_Short exercise_
Shown below is a listing with pictures; reproduce exactly, and only, the lines between the ones containing "Write the Plotly code for this chart." and "0.38, 0.42, 0.48]", inclusive, leaving the pictures out.

_Exercise materials_
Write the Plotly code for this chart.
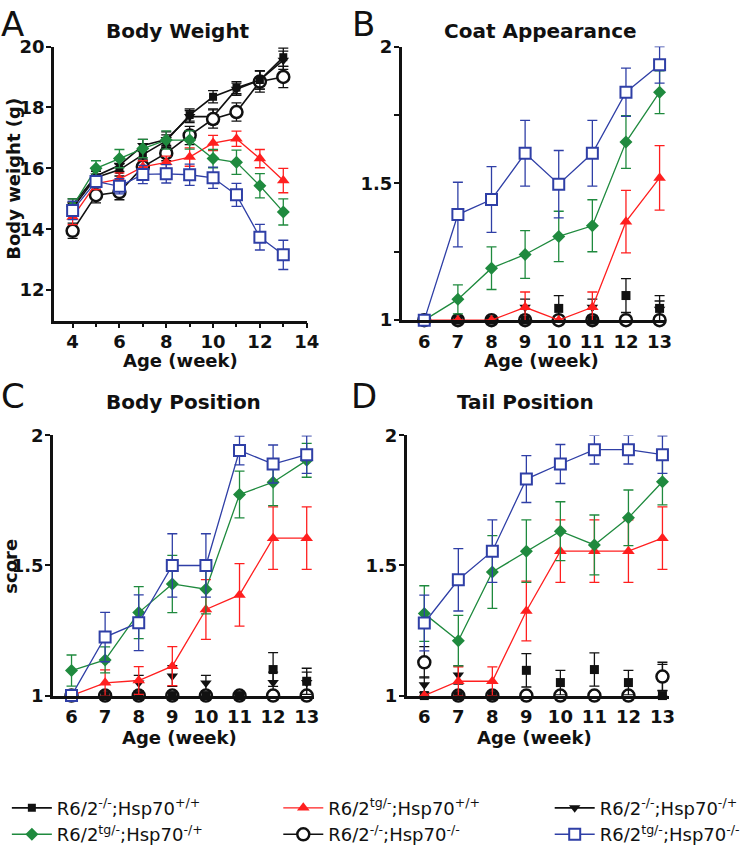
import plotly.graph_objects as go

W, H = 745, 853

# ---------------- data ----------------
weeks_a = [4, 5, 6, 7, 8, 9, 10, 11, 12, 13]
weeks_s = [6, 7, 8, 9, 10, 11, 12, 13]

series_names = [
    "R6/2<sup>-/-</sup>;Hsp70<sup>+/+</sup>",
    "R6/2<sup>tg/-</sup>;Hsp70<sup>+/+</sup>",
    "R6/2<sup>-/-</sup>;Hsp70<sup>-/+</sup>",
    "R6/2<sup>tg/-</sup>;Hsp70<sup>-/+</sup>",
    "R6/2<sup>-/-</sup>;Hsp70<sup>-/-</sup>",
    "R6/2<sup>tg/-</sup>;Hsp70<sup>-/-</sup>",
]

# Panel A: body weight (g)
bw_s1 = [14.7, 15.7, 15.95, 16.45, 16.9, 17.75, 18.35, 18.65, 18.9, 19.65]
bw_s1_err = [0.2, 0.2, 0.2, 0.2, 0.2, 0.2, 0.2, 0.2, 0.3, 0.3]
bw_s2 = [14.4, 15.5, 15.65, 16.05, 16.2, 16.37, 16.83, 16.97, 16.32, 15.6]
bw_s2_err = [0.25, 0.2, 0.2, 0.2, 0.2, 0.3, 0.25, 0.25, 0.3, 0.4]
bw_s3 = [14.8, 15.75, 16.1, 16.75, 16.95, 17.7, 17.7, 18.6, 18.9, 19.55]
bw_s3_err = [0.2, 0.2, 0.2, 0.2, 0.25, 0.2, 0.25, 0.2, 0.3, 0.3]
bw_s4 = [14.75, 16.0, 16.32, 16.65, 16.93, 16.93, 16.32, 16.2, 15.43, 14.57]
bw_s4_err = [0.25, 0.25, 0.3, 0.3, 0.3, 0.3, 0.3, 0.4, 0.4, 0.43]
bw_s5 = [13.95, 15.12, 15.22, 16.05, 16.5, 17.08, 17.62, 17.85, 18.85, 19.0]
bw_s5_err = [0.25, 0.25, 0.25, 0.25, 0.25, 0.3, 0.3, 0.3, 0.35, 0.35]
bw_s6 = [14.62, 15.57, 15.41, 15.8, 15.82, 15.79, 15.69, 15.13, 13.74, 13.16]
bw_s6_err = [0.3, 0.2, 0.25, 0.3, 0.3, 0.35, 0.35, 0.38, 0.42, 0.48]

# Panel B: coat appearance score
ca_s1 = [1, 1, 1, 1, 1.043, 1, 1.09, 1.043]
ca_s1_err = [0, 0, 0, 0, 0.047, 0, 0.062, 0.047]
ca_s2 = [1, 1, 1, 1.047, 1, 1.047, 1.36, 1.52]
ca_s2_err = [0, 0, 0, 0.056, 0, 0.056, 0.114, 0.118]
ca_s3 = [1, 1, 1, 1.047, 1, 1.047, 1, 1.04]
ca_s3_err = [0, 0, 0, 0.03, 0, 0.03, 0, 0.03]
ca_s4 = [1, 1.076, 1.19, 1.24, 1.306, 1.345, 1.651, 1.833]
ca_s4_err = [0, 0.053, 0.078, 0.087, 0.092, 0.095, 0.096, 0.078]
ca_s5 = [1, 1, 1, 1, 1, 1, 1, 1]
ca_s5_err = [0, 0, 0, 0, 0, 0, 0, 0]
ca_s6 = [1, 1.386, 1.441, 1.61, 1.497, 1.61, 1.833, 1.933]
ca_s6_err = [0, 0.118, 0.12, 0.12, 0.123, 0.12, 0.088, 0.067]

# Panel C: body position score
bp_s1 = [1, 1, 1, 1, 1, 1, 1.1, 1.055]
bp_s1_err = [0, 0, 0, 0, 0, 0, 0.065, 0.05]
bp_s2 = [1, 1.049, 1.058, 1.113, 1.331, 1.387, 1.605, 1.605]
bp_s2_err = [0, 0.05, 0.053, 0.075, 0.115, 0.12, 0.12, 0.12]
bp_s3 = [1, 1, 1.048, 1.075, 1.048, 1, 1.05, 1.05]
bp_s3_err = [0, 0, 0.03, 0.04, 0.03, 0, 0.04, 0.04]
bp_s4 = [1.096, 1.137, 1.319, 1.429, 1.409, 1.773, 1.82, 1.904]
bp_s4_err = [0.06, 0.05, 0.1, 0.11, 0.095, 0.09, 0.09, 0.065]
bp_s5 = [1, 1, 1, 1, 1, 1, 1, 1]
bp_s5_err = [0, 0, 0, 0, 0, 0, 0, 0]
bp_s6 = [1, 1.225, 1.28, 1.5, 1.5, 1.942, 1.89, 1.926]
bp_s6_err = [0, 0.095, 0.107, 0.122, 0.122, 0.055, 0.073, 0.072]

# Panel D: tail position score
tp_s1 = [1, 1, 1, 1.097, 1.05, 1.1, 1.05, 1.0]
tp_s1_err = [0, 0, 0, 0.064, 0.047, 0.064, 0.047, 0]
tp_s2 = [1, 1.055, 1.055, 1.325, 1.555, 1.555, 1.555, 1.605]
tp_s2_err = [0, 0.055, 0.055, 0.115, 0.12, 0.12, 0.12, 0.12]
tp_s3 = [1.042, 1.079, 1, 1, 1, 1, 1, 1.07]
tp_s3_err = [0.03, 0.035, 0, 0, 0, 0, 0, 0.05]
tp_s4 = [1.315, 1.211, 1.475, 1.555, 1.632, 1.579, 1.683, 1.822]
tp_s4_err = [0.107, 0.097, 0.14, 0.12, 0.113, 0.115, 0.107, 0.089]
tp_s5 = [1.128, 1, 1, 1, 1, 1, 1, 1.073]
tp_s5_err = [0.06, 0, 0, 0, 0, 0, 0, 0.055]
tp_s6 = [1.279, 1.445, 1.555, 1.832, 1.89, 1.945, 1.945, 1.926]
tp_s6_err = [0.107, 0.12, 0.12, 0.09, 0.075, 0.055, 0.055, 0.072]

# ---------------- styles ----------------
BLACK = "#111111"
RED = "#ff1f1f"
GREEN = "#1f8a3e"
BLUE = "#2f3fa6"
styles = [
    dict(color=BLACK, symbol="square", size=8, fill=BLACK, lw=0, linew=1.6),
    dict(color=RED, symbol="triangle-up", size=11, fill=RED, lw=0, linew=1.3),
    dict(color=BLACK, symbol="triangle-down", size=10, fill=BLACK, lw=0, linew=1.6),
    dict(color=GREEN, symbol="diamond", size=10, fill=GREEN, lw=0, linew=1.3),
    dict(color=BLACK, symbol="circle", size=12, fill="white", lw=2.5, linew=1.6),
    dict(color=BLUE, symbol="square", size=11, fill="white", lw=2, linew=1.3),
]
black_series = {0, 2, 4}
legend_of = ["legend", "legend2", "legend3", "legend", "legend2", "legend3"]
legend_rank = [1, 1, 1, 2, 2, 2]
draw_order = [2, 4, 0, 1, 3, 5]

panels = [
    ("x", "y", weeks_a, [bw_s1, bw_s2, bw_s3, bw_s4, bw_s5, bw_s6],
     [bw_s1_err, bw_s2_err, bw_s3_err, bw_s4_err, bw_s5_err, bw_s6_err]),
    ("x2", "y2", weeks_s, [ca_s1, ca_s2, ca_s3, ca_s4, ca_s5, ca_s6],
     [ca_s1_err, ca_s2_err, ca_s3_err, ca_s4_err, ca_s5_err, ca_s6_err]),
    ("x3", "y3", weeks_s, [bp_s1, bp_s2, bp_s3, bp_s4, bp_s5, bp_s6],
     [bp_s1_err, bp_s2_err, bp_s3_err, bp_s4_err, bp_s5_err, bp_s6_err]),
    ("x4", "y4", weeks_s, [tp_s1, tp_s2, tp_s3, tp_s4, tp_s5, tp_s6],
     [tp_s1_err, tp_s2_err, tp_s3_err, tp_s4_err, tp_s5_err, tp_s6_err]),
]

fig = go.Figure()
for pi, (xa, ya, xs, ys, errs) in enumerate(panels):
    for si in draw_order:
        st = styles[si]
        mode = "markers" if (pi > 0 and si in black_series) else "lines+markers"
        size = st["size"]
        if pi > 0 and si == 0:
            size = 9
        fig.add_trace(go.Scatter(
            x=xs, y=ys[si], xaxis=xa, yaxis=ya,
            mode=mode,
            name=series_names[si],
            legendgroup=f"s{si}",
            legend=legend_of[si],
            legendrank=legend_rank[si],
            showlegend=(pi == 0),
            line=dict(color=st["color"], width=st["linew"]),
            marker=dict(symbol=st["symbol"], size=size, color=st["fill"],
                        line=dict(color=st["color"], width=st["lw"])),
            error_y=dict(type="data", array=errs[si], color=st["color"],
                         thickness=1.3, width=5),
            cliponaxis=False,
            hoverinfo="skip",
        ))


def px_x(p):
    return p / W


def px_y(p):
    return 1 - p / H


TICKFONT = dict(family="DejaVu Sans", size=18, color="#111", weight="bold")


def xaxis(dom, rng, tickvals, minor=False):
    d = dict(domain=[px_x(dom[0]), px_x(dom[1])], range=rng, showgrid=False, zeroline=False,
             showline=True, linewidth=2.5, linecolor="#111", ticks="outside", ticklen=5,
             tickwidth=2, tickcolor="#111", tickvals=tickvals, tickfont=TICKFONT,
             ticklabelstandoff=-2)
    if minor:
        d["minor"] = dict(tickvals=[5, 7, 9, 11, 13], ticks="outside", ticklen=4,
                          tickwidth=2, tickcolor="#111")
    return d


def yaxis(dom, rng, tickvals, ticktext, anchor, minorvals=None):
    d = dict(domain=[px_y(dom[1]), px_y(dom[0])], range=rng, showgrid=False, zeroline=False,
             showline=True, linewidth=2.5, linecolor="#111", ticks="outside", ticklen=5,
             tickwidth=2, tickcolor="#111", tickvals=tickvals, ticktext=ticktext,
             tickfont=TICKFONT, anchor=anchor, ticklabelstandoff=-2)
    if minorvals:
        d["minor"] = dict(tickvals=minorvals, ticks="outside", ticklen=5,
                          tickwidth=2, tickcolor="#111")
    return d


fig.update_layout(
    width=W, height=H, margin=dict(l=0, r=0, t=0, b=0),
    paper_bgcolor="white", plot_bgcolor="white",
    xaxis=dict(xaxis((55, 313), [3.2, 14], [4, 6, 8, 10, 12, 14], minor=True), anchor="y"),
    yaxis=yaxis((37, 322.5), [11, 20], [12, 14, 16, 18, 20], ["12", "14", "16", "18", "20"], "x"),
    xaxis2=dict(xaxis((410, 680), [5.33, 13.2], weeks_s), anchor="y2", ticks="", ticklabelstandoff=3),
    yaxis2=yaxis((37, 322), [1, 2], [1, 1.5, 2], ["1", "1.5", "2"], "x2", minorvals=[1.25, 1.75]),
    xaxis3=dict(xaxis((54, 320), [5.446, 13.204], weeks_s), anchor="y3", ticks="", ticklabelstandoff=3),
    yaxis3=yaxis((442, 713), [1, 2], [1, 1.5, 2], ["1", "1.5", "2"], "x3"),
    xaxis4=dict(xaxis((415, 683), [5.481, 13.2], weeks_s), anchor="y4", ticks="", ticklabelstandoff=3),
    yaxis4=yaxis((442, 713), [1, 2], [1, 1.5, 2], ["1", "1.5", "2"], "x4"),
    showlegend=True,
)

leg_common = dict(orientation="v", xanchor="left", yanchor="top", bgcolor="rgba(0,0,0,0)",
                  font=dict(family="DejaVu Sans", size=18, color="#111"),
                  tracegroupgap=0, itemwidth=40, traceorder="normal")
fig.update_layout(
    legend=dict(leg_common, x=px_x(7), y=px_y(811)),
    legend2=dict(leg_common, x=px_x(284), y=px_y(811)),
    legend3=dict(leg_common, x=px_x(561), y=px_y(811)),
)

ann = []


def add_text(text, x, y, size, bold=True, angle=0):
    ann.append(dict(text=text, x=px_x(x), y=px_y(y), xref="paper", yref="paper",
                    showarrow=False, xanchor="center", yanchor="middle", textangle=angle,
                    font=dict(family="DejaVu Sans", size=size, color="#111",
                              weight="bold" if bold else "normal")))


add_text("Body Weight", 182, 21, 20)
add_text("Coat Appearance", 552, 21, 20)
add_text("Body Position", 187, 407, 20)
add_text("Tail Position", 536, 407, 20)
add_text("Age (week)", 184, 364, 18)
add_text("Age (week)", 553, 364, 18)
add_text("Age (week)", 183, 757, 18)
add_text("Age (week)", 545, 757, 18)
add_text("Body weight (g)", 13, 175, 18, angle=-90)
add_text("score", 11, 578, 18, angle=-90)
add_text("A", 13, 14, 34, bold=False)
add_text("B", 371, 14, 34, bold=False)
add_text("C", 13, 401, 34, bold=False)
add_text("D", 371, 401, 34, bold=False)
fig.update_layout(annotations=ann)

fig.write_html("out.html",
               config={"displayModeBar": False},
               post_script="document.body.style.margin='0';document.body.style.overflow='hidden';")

--

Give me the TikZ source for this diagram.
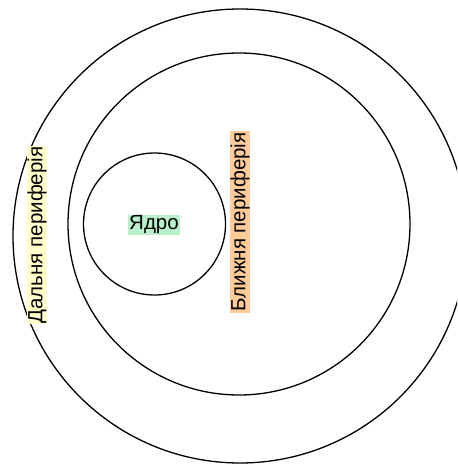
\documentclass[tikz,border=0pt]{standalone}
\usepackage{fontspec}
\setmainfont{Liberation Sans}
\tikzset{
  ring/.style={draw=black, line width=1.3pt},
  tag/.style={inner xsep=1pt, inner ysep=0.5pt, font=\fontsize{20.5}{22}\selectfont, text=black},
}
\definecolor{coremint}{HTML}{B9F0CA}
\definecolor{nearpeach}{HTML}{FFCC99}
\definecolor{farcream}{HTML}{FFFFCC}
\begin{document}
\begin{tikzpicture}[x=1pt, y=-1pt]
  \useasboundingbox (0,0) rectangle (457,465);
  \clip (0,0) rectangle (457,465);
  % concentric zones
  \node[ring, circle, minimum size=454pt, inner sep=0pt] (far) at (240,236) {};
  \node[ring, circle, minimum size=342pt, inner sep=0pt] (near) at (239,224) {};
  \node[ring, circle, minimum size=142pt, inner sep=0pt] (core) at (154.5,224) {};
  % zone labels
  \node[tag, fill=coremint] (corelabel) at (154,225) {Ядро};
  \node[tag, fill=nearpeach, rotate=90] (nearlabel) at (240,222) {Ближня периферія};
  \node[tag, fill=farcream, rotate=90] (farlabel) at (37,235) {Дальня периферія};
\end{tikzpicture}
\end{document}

==

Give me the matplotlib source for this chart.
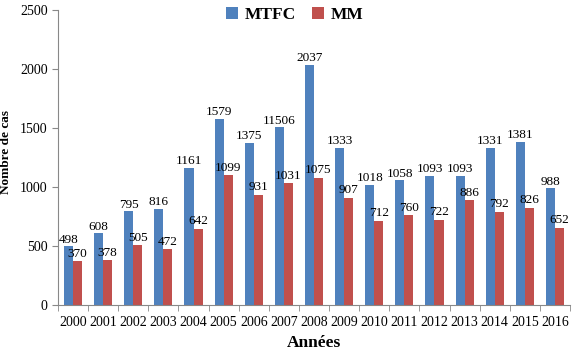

_In response_
Write the Plotly code for this chart.
import plotly.graph_objects as go

W, H = 745, 853

# ---------------- data ----------------
weeks_a = [4, 5, 6, 7, 8, 9, 10, 11, 12, 13]
weeks_s = [6, 7, 8, 9, 10, 11, 12, 13]

series_names = [
    "R6/2<sup>-/-</sup>;Hsp70<sup>+/+</sup>",
    "R6/2<sup>tg/-</sup>;Hsp70<sup>+/+</sup>",
    "R6/2<sup>-/-</sup>;Hsp70<sup>-/+</sup>",
    "R6/2<sup>tg/-</sup>;Hsp70<sup>-/+</sup>",
    "R6/2<sup>-/-</sup>;Hsp70<sup>-/-</sup>",
    "R6/2<sup>tg/-</sup>;Hsp70<sup>-/-</sup>",
]

# Panel A: body weight (g)
bw_s1 = [14.7, 15.7, 15.95, 16.45, 16.9, 17.75, 18.35, 18.65, 18.9, 19.65]
bw_s1_err = [0.2, 0.2, 0.2, 0.2, 0.2, 0.2, 0.2, 0.2, 0.3, 0.3]
bw_s2 = [14.4, 15.5, 15.65, 16.05, 16.2, 16.37, 16.83, 16.97, 16.32, 15.6]
bw_s2_err = [0.25, 0.2, 0.2, 0.2, 0.2, 0.3, 0.25, 0.25, 0.3, 0.4]
bw_s3 = [14.8, 15.75, 16.1, 16.75, 16.95, 17.7, 17.7, 18.6, 18.9, 19.55]
bw_s3_err = [0.2, 0.2, 0.2, 0.2, 0.25, 0.2, 0.25, 0.2, 0.3, 0.3]
bw_s4 = [14.75, 16.0, 16.32, 16.65, 16.93, 16.93, 16.32, 16.2, 15.43, 14.57]
bw_s4_err = [0.25, 0.25, 0.3, 0.3, 0.3, 0.3, 0.3, 0.4, 0.4, 0.43]
bw_s5 = [13.95, 15.12, 15.22, 16.05, 16.5, 17.08, 17.62, 17.85, 18.85, 19.0]
bw_s5_err = [0.25, 0.25, 0.25, 0.25, 0.25, 0.3, 0.3, 0.3, 0.35, 0.35]
bw_s6 = [14.62, 15.57, 15.41, 15.8, 15.82, 15.79, 15.69, 15.13, 13.74, 13.16]
bw_s6_err = [0.3, 0.2, 0.25, 0.3, 0.3, 0.35, 0.35, 0.38, 0.42, 0.48]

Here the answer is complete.